The answer to the question may be simple: Trump is doing what he is doing because he promised to do those things and has a contract with the 78 million Americans who voted for him.

However, a simple answer won’t satisfy an intellectual caste that is used to project prestige via convoluted concepts dished out in a jargon designed to impress if not frighten the plebes.

To find “a deeper answer” Onfray suggests focusing on Elon Musk the current bete-noire of the literati and glitterati in Parisian cafes. He portrays Musk as a man driven by greed who has managed to sell Trump and his supporters a bundle of goods in the name of applying high-tech to political reform.

Varoufakis casts Musk in the role of ringleader for an emerging oligarchy that offers an American version of the autocratic oligarchies in China and Russia.

The ultimate goal of this new oligarchy is to privatize government, a concept that is anathema to European intellectuals who regard the Hobbesian state as an earthly version of divinity.

To Americans, however, the Leviathan though accepted as a necessity has always been regarded as a potential threat to freedoms that their ancestors sought as they fled from European tyrannies.

Today, Trump-bashers in Europe might see his advent as a real version of what London and Sinclair Lewis imagined with Musk as the alter-ego of the Great Leader.

There is, however, a big difference. In London and Lewis, the hyper capitalists tried to create a huge collectivist Leviathan that dictates every aspect of life. Under such a state, sentiments and feelings would be abolished as the Great Benefactor guarantees a synthetic happiness for all dished out through algorithms designed to ensure equality. Such a state would also apply the one-size-fits-all standard to other fields notably science, philosophy, literature and art.

However, the Trump-Musk project is aimed at reducing the size of the Leviathan and preventing its use in the service of a one size-fits-all ideology.

Unlike America where society was supposed to build and develop itself through the free market and individual enterprise Europe, after a brief period during the Victorian Era in England, the task of building and developing society was entrusted to the state. It was the state that directly or indirectly built the infrastructure of schools, universities, railways and highways, ports, standing armies and merchant navies and set the tone for industry and commerce.

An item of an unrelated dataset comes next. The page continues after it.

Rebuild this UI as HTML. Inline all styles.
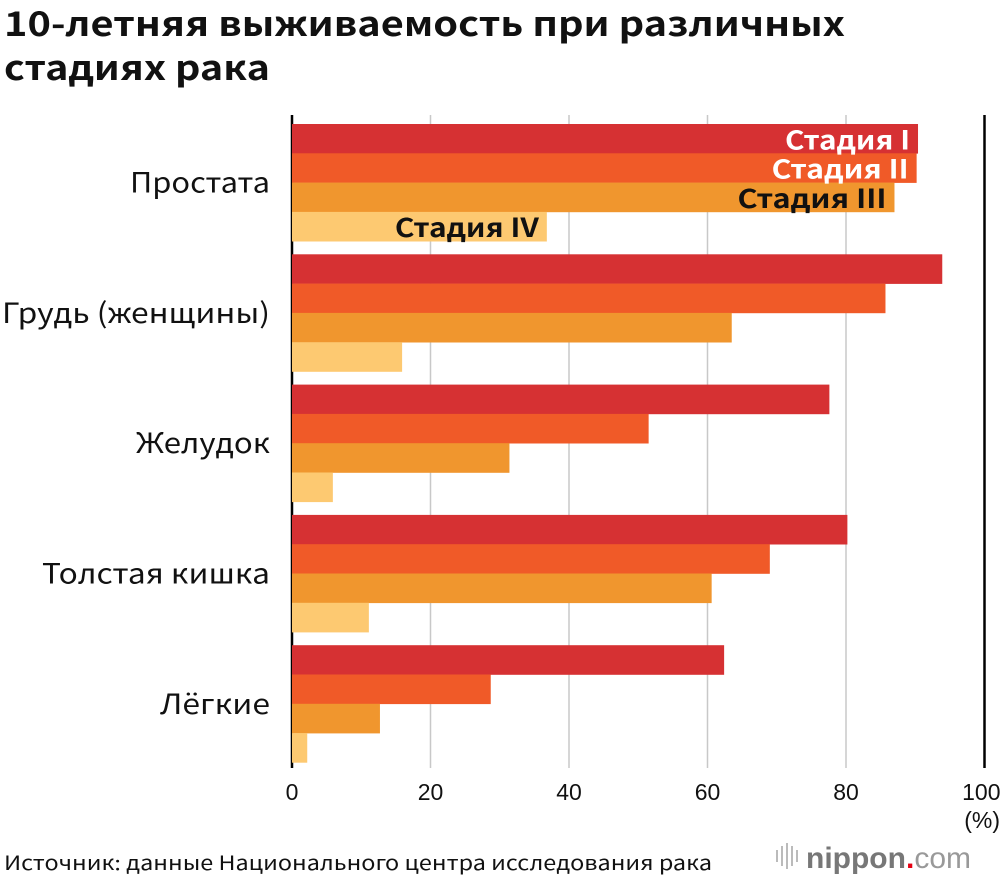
<!DOCTYPE html>
<html><head><meta charset="utf-8"><style>
body{margin:0;background:#fff;font-family:"Liberation Sans","DejaVu Sans",sans-serif;}
#wrap{position:relative;width:1000px;height:880px;overflow:hidden}
.n{font-family:"Noto Sans CJK JP","DejaVu Sans",sans-serif}
</style></head><body>
<div id="wrap">
<svg id="svg" width="1000" height="880">
<text class="n" x="4" y="36" font-size="34" font-weight="bold" fill="#111" textLength="841" lengthAdjust="spacingAndGlyphs">10-летняя выживаемость при различных</text>
<text class="n" x="4" y="80" font-size="34" font-weight="bold" fill="#111" textLength="266" lengthAdjust="spacingAndGlyphs">стадиях рака</text>
<g id="grid"></g><g id="bars"></g><g id="labels"></g>
<text class="n" x="4" y="870" font-size="20" fill="#111" textLength="708" lengthAdjust="spacingAndGlyphs">Источник: данные Национального центра исследования рака</text>
<g>
<rect x="776" y="850" width="2" height="12" fill="#bbb"/><rect x="781" y="846" width="2" height="20" fill="#bbb"/><rect x="786" y="843" width="2" height="26" fill="#bbb"/><rect x="791" y="846" width="2" height="20" fill="#bbb"/><rect x="796" y="850" width="2" height="12" fill="#bbb"/>
<text x="806" y="868" font-size="30" font-weight="bold" fill="#777">nippon<tspan fill="#e60012">.</tspan><tspan font-weight="normal" fill="#999">com</tspan></text></g>
</svg></div>
<script>
const categories=["Простата","Грудь (женщины)","Желудок","Толстая кишка","Лёгкие"];
const stage1=[90.4,93.9,77.6,80.2,62.4];
const stage2=[90.2,85.7,51.5,69.0,28.7];
const stage3=[87.0,63.5,31.4,60.6,12.7];
const stage4=[36.8,15.9,5.9,11.1,2.2];
const stageNames=["Стадия I","Стадия II","Стадия III","Стадия IV"];
const ticks=[0,20,40,60,80,100];
const colors=["#d63133","#f05a28","#f0962e","#fdc971"];
const catW=[140,268,134,228,110];
const stageW=[125,137,149,144];
const NS="http://www.w3.org/2000/svg";
const x0=292,x1=984.5,top0=124,groupH=130.3,barH=29.3;
const xs=v=>x0+(x1-x0)*v/100;
function mk(t,a,p){const e=document.createElementNS(NS,t);for(const k in a)e.setAttribute(k,a[k]);p.appendChild(e);return e;}
const grid=document.getElementById('grid'),bars=document.getElementById('bars'),labels=document.getElementById('labels');
ticks.forEach(t=>{
 const l=mk('line',{x1:xs(t),x2:xs(t),y1:115,y2:768,stroke:(t===0||t===100)?'#000':'#c8c8c8','stroke-width':(t===0||t===100)?2.5:1.5},grid);
 
 
 const tx=mk('text',{x:xs(t),y:800,'font-size':23,'text-anchor':t===100?'end':'middle',fill:'#111'},labels);
 if(t===100)tx.setAttribute('x',xs(t)+16);
 tx.textContent=t;
 
 
});
const pct=mk('text',{x:1000,y:828,'font-size':23,'text-anchor':'end',fill:'#111'},labels);pct.textContent='(%)';


const series=[stage1,stage2,stage3,stage4];
categories.forEach((c,i)=>{
 const gy=top0+i*groupH;
 series.forEach((s,j)=>{
  const r=mk('rect',{x:x0,y:gy+j*barH,width:xs(s[i])-x0,height:barH+0.3,fill:colors[j]},bars);
  
  
  if(i===0){
   const t=mk('text',{x:xs(s[i])-8,y:gy+j*barH+barH-4,'font-size':26,'font-weight':'bold','text-anchor':'end',fill:j<2?'#fff':'#111',class:'n',textLength:stageW[j],lengthAdjust:'spacingAndGlyphs'},labels);
   t.textContent=stageNames[j];
   
   
  }
 });
 const lt=mk('text',{x:270,y:gy+2*barH+10,'font-size':28,'text-anchor':'end',fill:'#111',class:'n',textLength:catW[i],lengthAdjust:'spacingAndGlyphs'},labels);
 lt.textContent=c;
 
 
});
</script>
</body></html>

In many instances Europe had discovered the concepts of private enterprise and free market before the US. In Britain such concepts played key roles in Adam Smith’s work as the father of modern economics. In France, Guizot and Frederic Bastiat had been early champions of similar ideas. But it was in the US that those European prophets found their rue disciples.

John D Rockefeller, another despicable hyper-capitalist, once said “We don’t want a nation of philosophers, just a nation of workers.”

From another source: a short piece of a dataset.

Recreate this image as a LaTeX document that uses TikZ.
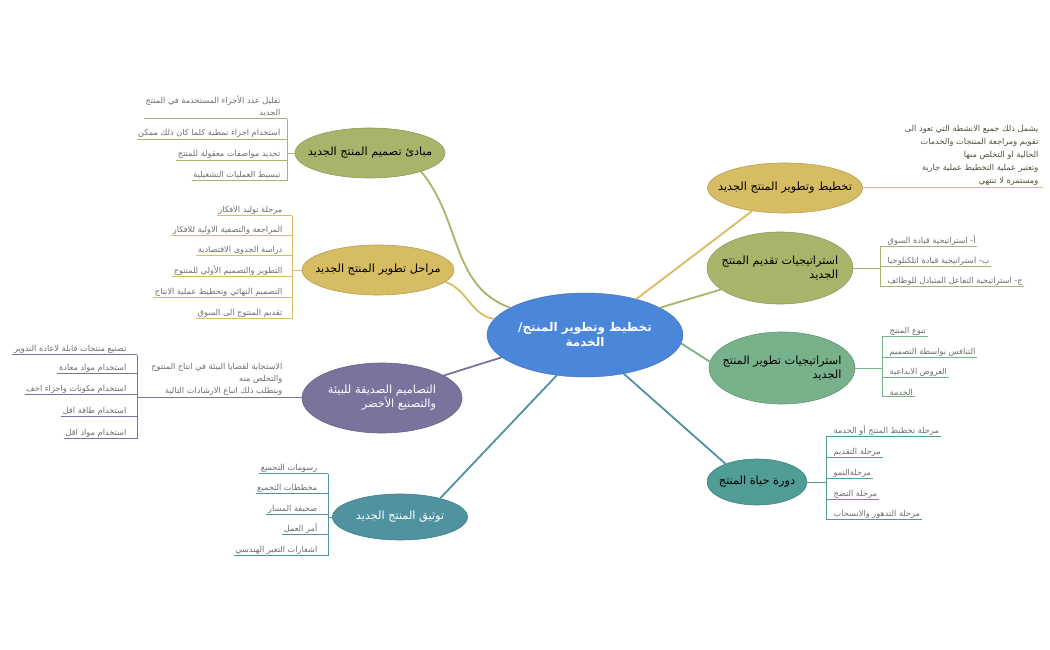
\documentclass[tikz,border=0pt]{standalone}
\usepackage{fontspec}
\usetikzlibrary{shapes.geometric}
\newfontfamily\arabicfont[Script=Arabic]{DejaVu Sans}
\TeXXeTstate=1
\newcommand{\ar}[1]{{\arabicfont\beginR #1\endR}}
\definecolor{cblue}{HTML}{4A86D9}
\definecolor{colive}{HTML}{A9B46A}
\definecolor{cgold}{HTML}{D6BC62}
\definecolor{cpurple}{HTML}{7A739E}
\definecolor{cteal}{HTML}{4E939F}
\definecolor{cgreen}{HTML}{78B28A}
\definecolor{cteal2}{HTML}{4F9D95}
\definecolor{leafgray}{HTML}{6E6E6E}
\tikzset{
  br/.style={ellipse,fill=#1,draw=#1!85!black,line width=0.6pt,inner sep=0pt},
  brtext/.style={inner sep=0pt,font=\fontsize{11.3}{14}\selectfont,align=right},
  leafL/.style={anchor=base east,inner sep=1.5pt,text=leafgray,font=\fontsize{8.2}{12}\selectfont,align=right},
  leafR/.style={anchor=base west,inner sep=1.5pt,text=leafgray,font=\fontsize{8.2}{12}\selectfont,align=right},
  con/.style={line width=1.8pt,#1},
  ln/.style={line width=0.9pt,#1}
}
\begin{document}
\begin{tikzpicture}[x=1pt,y=-1pt]
\useasboundingbox[fill=white] (0,0) rectangle (1050,650);
% central
\node[ellipse,fill=cblue,draw=cblue!80!black,minimum width=196,minimum height=84,inner sep=0pt] (c) at (585,335) {};
\node[text=white,font=\fontsize{12}{15}\selectfont\bfseries,align=center] (ct) at (c) {\ar{تخطيط وتطوير المنتج/}\\\ar{الخدمة}};
% branches
\node[br=colive,minimum width=150,minimum height=50] (n1) at (370,153) {};
\node[brtext] (n1t) at (n1) {\ar{مبادئ تصميم المنتج الجديد}};
\node[br=cgold,minimum width=152,minimum height=50] (n2) at (378,270) {};
\node[brtext] (n2t) at (n2) {\ar{مراحل تطوير المنتج الجديد}};
\node[br=cpurple,minimum width=160,minimum height=70] (n3) at (382,398) {};
\node[brtext,text=white] (n3t) at (n3) {\ar{التصاميم الصديقة للبيئة}\\\ar{والتصنيع الأخضر}};
\node[br=cteal,minimum width=135,minimum height=46] (n4) at (400,517) {};
\node[brtext,text=white] (n4t) at (n4) {\ar{توثيق المنتج الجديد}};
\node[br=cgold,minimum width=155,minimum height=50] (n5) at (785,188) {};
\node[brtext] (n5t) at (n5) {\ar{تخطيط وتطوير المنتج الجديد}};
\node[br=colive,minimum width=146,minimum height=72] (n6) at (780,268) {};
\node[brtext] (n6t) at (n6) {\ar{استراتيجيات تقديم المنتج}\\\ar{الجديد}};
\node[br=cgreen,minimum width=146,minimum height=72] (n7) at (782,368) {};
\node[brtext] (n7t) at (n7) {\ar{استراتيجيات تطوير المنتج}\\\ar{الجديد}};
\node[br=cteal2,minimum width=100,minimum height=46] (n8) at (757,482) {};
\node[brtext] (n8t) at (n8) {\ar{دورة حياة المنتج}};
% connectors from center
\begin{scope}[on background layer/.style={}]
\end{scope}
\draw[con=colive] (c.160) to[out=160,in=-50] (n1.-20);
\draw[con=cgold] (c.170) to[out=170,in=-20] (n2.-10);
\draw[con=cpurple] (c.195) -- (n3.20);
\draw[con=cteal] (c.235) -- (n4.25);
\draw[con=cgold] (c.35) -- (n5.215);
\draw[con=colive] (c.20) -- (n6.200);
\draw[con=cgreen] (c.-5) -- (n7.175);
\draw[con=cteal] (c.-45) -- (n8.150);
% branch 1 leaves
\coordinate (b1) at (287,0);
\node[leafL] (a1) at (282,116) {\ar{تقليل عدد الأجزاء المستخدمة في المنتج}\\\ar{الجديد}};
\node[leafL] (a2) at (282,136) {\ar{استخدام اجزاء نمطية كلما كان ذلك ممكن}};
\node[leafL] (a3) at (282,157) {\ar{تحديد مواصفات معقولة للمنتج}};
\node[leafL] (a4) at (282,178) {\ar{تبسيط العمليات التشغيلية}};
\foreach \i in {a1,a2,a3,a4} \draw[ln=colive] (\i.south west) -- (\i.south west -| b1);
\draw[ln=colive] (a1.south west -| b1) -- (a4.south west -| b1);
\draw[ln=colive] (n1.west) -- (n1.west -| b1);
% branch 2
\coordinate (b2) at (292,0);
\node[leafL] (m1) at (284,212) {\ar{مرحلة توليد الافكار}};
\node[leafL] (m2) at (284,232) {\ar{المراجعة والتصفية الاولية للافكار}};
\node[leafL] (m3) at (284,252) {\ar{دراسة الجدوى الاقتصادية}};
\node[leafL] (m4) at (284,273) {\ar{التطوير والتصميم الأولي للمنتوج}};
\node[leafL] (m5) at (284,294) {\ar{التصميم النهائي وتخطيط عملية الانتاج}};
\node[leafL] (m6) at (284,315) {\ar{تقديم المنتوج الى السوق}};
\foreach \i in {m1,m2,m3,m4,m5,m6} \draw[ln=cgold] (\i.south west) -- (\i.south west -| b2);
\draw[ln=cgold] (m1.south west -| b2) -- (m6.south west -| b2);
\draw[ln=cgold] (n2.west) -- (n2.west -| b2);
% branch 3
\coordinate (b3) at (137,0);
\node[leafL] (g0) at (284,393) {\ar{الاستجابة لقضايا البيئة في انتاج المنتوج}\\\ar{والتخلص منه}\\\ar{ويتطلب ذلك اتباع الارشادات التالية}};
\draw[ln=cpurple] (n3.west |- 0,397) -- (b3 |- 0,397);
\node[leafL] (g1) at (128,351) {\ar{تصنيع منتجات قابلة لاعادة التدوير}};
\node[leafL] (g2) at (128,370) {\ar{استخدام مواد معادة}};
\node[leafL] (g3) at (128,391) {\ar{استخدام مكونات واجزاء اخف}};
\node[leafL] (g4) at (128,413) {\ar{استخدام طاقة اقل}};
\node[leafL] (g5) at (128,435) {\ar{استخدام مواد اقل}};
\foreach \i in {g1,g2,g3,g4,g5} \draw[ln=cpurple] (\i.south west) -- (\i.south west -| b3);
\draw[ln=cpurple] (g1.south west -| b3) -- (g5.south west -| b3);
% branch 4
\coordinate (b4) at (328,0);
\node[leafL] (d1) at (319,470) {\ar{رسومات التجميع}};
\node[leafL] (d2) at (319,490) {\ar{مخططات التجميع}};
\node[leafL] (d3) at (319,511) {\ar{صحيفة المسار}};
\node[leafL] (d4) at (319,531) {\ar{أمر العمل}};
\node[leafL] (d5) at (319,552) {\ar{اشعارات التغير الهندسي}};
\foreach \i in {d1,d2,d3,d4,d5} \draw[ln=cteal] (\i.south west) -- (\i.south west -| b4);
\draw[ln=cteal] (d1.south west -| b4) -- (d5.south west -| b4);
\draw[ln=cteal] (n4.west) -- (n4.west -| b4);
% branch 5
\node[anchor=base east,inner sep=1.5pt,text=leafgray!70!cgold!60!black,font=\fontsize{8.2}{12.8}\selectfont,align=right] (t1) at (1040,183) {\ar{يشمل ذلك جميع الانشطة التي تعود الى}\\\ar{تقويم ومراجعة المنتجات والخدمات}\\\ar{الحالية او التخلص منها}\\\ar{وتعتبر عملية التخطيط عملية جارية}\\\ar{ومستمرة لا تنتهي}};
\coordinate (e5) at (1043,187);
\draw[ln=cgold] (n5.east |- e5) -- (e5);
% branch 6
\coordinate (b6) at (880,0);
\node[leafR] (s1) at (886,243) {\ar{أ- استراتيجية قيادة السوق}};
\node[leafR] (s2) at (886,263) {\ar{ب- استراتيجية قيادة اتلكنلوجيا}};
\node[leafR] (s3) at (886,283) {\ar{ج- استراتيجية التفاعل المتبادل للوظائف}};
\foreach \i in {s1,s2,s3} \draw[ln=colive] (\i.south east) -- (\i.south east -| b6);
\draw[ln=colive] (s1.south east -| b6) -- (s3.south east -| b6);
\draw[ln=colive] (n6.east) -- (n6.east -| b6);
% branch 7
\coordinate (b7) at (882,0);
\node[leafR] (v1) at (888,333) {\ar{تنوع المنتج}};
\node[leafR] (v2) at (888,354) {\ar{التنافس بواسطة التصميم}};
\node[leafR] (v3) at (888,374) {\ar{العروض الابداعية}};
\node[leafR] (v4) at (888,395) {\ar{الخدمة}};
\foreach \i in {v1,v2,v3,v4} \draw[ln=cgreen] (\i.south east) -- (\i.south east -| b7);
\draw[ln=cgreen] (v1.south east -| b7) -- (v4.south east -| b7);
\draw[ln=cgreen] (n7.east) -- (n7.east -| b7);
% branch 8
\coordinate (b8) at (826,0);
\node[leafR] (h1) at (832,433) {\ar{مرحلة تخطيط المنتج أو الخدمة}};
\node[leafR] (h2) at (832,454) {\ar{مرحلة التقديم}};
\node[leafR] (h3) at (832,475) {\ar{مرحلةالنمو}};
\node[leafR] (h4) at (832,496) {\ar{مرحلة النضج}};
\node[leafR] (h5) at (832,516) {\ar{مرحلة التدهور والانسحاب}};
\foreach \i in {h1,h2,h3,h4,h5} \draw[ln=cteal2] (\i.south east) -- (\i.south east -| b8);
\draw[ln=cteal2] (h1.south east -| b8) -- (h5.south east -| b8);
\draw[ln=cteal2] (n8.east) -- (n8.east -| b8);
\end{tikzpicture}
\end{document}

And it was George Bernard Shaw who quipped: “Those Who Can Do; Those who can’t teach!”

Originally the American university was designed to teach young people how to think not what to think.

During the era of domination by politically correct elites the American university morphed into a secular version of religious seminaries where only authorized thought was allowed while every other thought was banned as apocryphal or subversive.

Herbert Spencer had warned that universities could become factories of absolutist thought with the aim of paving the way for intellectual slavery. Before him Hobbes had spoken of “universities becoming Trojan horses for enemies who regard themselves as superior to infiltrate society” and kill the Leviathan with a thousand cuts.

Thus, theoretically, the Trump-Musk “conspiracy” as Onfray calls it, is aimed at removing restrictions imposed by politically correct gurus on thought and expression and the Bowdlerization even of classical texts to atone for the imaginary guilt of fathers and forefathers of an imaginary “white male majority” thus imposing uniformity in the name of diversity. This conspiracy wants to put the revolutionary method at the service of what might be seen as a restoration with America reclaiming some of its forgotten values.

Onfrey says Trump is “nuts” and Musk is an opportunist. However, Trump has been wise enough to understand what a majority of Americans want. As for Musk being an opportunist is better than masquerading as an arriviste.

Whether their restoration scheme works or not remains to be seen. But to question its legitimacy is a sign of sour grapes by European gurus who witness their politically correct world crumbling around them.